## [WHAT TO WORK ON]
Can you write out every line from the start of the records below through the line containing "NMR = '#4682b4'", leaving out any pictures?

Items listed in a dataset

********************

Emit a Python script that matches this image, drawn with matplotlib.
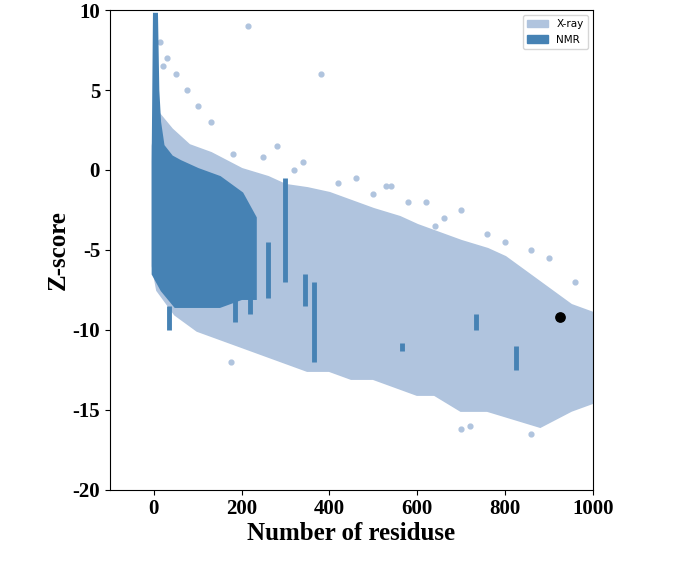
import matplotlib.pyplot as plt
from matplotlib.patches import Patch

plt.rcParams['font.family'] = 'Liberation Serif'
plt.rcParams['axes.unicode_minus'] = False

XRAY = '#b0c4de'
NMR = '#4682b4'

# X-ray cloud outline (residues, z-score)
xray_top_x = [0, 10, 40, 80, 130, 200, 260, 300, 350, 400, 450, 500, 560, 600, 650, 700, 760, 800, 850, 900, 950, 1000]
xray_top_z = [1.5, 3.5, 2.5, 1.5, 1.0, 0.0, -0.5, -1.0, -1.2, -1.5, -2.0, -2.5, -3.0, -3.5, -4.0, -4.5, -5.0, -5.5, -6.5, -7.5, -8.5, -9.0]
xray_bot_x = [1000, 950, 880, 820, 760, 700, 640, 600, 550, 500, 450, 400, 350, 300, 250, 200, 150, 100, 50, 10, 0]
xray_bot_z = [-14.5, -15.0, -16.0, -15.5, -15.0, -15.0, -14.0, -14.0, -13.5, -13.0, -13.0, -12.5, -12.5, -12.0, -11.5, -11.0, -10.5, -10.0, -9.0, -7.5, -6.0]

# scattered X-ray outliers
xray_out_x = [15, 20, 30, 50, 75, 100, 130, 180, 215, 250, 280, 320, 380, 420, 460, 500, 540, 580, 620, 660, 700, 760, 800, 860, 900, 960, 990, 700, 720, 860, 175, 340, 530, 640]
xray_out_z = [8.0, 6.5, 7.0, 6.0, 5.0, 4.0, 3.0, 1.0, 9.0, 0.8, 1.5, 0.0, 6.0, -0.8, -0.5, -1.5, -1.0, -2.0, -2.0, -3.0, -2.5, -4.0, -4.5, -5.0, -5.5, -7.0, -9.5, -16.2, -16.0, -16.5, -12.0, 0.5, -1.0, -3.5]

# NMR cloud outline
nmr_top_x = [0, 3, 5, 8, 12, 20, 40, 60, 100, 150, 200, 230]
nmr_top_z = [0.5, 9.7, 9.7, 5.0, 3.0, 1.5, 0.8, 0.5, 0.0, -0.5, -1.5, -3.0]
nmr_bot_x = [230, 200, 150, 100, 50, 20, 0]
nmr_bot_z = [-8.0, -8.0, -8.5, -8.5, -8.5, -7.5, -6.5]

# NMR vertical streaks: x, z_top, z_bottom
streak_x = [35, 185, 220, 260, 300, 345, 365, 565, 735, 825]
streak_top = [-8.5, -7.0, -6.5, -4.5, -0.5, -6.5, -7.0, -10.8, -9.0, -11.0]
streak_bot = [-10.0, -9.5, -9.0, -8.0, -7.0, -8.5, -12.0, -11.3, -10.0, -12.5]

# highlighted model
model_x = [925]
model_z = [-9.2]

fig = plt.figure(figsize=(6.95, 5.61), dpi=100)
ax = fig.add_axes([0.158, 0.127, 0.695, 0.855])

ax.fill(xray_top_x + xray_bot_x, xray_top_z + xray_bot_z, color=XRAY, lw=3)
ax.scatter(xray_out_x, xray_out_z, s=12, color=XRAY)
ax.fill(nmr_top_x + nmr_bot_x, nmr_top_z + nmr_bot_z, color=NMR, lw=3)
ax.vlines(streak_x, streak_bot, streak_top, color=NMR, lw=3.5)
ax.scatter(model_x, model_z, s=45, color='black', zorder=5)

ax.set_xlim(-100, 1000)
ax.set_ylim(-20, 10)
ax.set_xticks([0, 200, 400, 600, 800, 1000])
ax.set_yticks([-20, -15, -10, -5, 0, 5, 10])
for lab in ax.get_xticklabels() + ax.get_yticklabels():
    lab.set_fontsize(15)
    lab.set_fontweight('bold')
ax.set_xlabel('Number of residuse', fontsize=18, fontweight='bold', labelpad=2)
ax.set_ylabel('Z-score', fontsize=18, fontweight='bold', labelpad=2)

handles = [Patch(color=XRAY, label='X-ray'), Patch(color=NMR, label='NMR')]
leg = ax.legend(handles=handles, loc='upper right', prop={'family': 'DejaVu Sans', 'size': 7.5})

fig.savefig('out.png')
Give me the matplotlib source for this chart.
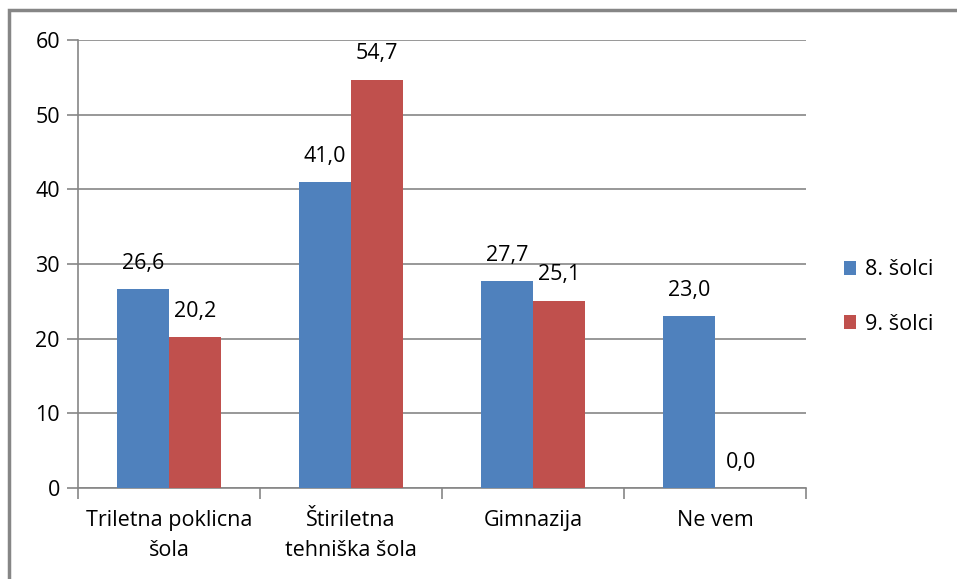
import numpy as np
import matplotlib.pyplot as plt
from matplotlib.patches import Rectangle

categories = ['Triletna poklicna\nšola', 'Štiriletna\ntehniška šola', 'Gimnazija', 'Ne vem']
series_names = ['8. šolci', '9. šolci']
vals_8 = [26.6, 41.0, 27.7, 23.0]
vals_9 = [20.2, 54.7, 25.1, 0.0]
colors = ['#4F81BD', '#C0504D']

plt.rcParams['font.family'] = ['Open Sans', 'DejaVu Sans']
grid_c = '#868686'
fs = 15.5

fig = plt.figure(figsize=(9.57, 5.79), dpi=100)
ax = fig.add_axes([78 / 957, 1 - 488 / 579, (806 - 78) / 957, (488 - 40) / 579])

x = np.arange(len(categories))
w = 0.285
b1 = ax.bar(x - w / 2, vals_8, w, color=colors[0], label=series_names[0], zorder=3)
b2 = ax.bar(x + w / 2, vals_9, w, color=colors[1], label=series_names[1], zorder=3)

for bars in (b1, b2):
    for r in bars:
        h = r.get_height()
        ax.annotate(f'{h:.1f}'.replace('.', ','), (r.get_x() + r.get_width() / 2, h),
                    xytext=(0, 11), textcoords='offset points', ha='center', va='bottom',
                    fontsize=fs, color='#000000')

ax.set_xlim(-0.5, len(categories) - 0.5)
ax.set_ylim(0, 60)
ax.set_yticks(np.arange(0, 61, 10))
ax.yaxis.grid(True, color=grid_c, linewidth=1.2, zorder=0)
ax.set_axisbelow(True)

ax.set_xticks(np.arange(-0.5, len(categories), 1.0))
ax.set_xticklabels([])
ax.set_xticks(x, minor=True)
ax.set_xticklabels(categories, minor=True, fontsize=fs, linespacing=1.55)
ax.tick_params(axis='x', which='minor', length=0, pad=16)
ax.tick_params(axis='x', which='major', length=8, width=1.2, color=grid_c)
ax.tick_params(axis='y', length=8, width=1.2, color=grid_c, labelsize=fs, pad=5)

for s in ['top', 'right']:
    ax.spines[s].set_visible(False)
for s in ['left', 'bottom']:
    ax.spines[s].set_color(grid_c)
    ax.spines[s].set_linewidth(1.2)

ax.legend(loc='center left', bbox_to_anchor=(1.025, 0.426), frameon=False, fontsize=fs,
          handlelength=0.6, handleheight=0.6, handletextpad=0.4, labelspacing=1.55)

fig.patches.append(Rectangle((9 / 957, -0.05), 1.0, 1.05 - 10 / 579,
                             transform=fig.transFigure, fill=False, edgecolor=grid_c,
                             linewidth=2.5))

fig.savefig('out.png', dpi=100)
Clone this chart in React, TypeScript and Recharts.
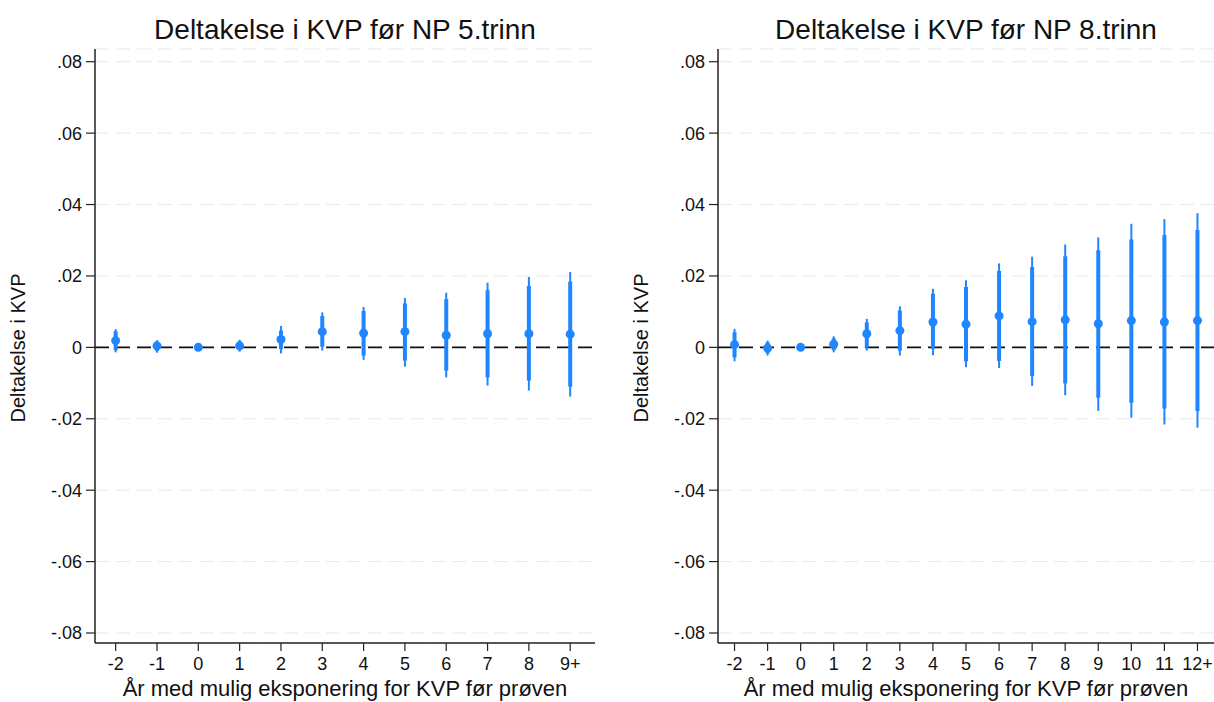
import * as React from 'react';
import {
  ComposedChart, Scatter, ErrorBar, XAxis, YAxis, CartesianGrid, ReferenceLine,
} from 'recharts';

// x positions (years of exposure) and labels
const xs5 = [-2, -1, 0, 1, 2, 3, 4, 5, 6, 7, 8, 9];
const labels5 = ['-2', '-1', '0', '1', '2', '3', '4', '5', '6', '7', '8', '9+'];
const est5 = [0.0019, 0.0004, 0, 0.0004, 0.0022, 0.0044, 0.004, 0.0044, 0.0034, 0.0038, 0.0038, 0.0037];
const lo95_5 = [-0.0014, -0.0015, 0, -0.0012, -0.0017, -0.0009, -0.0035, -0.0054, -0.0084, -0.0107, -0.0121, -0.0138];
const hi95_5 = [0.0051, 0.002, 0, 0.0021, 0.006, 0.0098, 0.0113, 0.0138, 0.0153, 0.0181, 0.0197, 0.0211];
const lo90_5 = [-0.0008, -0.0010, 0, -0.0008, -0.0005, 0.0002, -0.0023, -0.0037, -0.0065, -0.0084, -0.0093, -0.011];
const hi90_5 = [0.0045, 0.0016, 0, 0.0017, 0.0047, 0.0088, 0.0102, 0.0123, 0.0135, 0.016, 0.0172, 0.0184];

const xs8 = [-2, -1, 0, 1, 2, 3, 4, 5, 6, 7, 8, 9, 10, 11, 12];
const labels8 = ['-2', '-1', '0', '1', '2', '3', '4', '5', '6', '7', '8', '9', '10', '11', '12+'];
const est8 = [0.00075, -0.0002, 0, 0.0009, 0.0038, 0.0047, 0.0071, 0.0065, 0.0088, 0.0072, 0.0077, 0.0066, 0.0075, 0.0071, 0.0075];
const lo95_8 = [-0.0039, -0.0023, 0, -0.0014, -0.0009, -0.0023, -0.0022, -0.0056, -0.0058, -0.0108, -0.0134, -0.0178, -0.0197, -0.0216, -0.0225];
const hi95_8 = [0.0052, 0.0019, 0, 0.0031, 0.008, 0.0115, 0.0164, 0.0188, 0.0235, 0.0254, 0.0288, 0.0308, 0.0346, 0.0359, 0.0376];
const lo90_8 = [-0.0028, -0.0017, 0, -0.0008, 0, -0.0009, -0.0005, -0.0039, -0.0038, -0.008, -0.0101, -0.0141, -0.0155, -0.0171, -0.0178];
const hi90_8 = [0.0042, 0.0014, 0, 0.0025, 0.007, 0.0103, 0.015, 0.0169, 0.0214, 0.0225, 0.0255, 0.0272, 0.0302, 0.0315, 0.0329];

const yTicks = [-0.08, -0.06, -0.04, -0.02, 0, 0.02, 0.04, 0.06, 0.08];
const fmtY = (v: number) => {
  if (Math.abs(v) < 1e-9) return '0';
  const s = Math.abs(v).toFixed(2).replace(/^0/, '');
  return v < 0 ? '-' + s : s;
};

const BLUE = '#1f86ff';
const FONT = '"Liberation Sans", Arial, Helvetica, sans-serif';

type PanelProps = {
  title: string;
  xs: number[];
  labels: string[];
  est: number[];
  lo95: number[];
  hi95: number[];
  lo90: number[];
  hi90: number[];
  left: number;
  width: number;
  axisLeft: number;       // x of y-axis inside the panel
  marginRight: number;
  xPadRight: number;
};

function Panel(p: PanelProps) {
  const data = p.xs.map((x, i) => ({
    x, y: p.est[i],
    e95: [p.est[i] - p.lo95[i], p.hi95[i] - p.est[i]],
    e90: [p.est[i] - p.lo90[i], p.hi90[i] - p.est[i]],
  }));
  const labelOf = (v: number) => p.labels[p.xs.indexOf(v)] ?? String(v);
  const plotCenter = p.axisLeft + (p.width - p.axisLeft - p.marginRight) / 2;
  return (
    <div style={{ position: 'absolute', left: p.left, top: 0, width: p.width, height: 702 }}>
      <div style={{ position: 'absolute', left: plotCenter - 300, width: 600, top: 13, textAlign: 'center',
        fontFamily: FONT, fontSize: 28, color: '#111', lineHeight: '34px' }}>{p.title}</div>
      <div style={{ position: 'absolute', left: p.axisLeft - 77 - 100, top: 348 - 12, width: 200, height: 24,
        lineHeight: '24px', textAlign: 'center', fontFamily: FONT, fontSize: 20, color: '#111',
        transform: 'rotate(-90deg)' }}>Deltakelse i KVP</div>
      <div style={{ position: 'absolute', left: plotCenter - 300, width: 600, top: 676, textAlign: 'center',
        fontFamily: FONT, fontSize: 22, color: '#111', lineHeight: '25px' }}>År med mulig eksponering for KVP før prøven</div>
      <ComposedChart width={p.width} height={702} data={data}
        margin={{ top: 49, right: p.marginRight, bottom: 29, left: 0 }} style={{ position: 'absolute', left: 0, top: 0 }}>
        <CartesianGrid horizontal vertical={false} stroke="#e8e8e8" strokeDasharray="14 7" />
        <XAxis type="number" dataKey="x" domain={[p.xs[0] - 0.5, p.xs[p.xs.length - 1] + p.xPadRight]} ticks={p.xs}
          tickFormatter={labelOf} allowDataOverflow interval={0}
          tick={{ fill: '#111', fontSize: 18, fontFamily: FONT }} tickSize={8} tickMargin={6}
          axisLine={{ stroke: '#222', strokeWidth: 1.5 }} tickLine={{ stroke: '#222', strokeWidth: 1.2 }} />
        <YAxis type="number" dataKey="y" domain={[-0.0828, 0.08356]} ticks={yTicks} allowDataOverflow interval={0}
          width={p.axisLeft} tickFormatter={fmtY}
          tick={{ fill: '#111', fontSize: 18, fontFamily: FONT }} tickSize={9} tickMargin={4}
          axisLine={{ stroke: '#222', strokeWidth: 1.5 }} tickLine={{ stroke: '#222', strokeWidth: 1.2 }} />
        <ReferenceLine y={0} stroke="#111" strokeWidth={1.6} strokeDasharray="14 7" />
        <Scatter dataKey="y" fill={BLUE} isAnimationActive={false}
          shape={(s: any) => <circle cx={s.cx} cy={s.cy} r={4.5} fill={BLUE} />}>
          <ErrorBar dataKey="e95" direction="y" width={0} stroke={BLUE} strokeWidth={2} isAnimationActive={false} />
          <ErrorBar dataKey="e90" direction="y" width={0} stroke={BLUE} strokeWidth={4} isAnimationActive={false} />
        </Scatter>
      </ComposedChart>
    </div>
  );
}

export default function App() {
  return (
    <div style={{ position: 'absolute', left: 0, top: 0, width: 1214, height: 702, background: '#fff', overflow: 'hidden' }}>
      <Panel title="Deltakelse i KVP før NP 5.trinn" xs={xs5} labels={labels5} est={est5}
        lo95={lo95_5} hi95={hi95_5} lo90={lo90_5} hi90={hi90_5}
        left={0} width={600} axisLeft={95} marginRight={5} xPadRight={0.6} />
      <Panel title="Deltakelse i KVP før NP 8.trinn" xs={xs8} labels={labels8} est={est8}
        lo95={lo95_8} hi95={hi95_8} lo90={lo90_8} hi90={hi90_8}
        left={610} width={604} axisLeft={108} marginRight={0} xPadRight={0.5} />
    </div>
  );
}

********************

## [FULL ANSWER]
Emit a Python script that matches this image, drawn with matplotlib.
import matplotlib.pyplot as plt
from matplotlib.patches import Patch

plt.rcParams['font.family'] = 'Liberation Serif'
plt.rcParams['axes.unicode_minus'] = False

XRAY = '#b0c4de'
NMR = '#4682b4'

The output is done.